- What to work on: In the listing below, pick out lines with "chart".

┌──

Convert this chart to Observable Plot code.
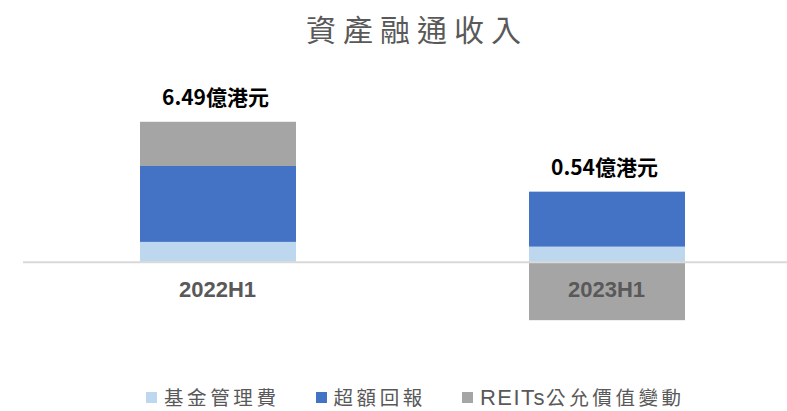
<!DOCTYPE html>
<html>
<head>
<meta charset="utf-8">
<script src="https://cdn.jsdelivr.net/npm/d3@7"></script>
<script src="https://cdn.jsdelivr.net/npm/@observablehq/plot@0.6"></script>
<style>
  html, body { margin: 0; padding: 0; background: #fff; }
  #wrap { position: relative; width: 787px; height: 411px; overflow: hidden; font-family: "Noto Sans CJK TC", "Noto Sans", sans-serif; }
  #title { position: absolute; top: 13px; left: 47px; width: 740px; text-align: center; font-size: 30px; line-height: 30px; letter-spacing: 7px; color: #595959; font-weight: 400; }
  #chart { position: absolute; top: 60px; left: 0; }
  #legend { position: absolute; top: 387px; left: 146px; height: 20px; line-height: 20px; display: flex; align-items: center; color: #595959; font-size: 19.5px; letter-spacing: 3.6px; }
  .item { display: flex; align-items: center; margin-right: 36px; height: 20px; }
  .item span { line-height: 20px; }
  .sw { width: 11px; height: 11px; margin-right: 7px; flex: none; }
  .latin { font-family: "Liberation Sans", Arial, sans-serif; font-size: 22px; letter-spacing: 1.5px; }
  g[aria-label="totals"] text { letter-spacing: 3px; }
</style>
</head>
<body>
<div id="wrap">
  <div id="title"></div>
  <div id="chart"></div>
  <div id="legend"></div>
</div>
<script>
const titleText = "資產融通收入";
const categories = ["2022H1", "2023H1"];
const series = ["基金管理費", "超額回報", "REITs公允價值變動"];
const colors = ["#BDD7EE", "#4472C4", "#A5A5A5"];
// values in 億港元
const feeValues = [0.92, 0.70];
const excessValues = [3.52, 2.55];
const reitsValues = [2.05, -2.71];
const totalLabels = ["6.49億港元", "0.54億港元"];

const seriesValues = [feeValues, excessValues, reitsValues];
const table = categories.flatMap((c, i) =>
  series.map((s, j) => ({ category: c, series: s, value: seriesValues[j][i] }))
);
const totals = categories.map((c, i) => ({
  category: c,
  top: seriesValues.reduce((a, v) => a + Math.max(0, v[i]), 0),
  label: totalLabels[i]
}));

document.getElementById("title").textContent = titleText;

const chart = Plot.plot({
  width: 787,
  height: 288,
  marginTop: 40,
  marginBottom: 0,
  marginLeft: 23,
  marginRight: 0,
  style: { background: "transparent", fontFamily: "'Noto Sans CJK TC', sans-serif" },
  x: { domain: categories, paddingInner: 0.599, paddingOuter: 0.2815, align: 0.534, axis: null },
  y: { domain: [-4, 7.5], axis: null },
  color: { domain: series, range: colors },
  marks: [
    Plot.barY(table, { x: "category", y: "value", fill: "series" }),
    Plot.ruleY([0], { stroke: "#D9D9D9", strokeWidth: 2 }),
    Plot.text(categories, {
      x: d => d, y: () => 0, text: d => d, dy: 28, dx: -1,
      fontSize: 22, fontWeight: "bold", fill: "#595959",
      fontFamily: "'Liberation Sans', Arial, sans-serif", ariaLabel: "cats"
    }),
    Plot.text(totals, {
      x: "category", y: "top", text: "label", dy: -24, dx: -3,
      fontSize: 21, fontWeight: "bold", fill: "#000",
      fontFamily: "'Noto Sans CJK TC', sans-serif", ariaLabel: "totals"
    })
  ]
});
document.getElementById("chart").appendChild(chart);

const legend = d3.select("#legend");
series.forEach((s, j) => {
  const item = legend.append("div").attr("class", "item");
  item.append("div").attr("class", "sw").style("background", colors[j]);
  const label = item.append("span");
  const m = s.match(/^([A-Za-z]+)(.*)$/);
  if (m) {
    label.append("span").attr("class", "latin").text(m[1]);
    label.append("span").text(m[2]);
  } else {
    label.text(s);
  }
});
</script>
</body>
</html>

└──

- Answer to this exercise:
Convert this chart to Observable Plot code.
  #chart { position: absolute; top: 60px; left: 0; }
  <div id="chart"></div>
const chart = Plot.plot({
document.getElementById("chart").appendChild(chart);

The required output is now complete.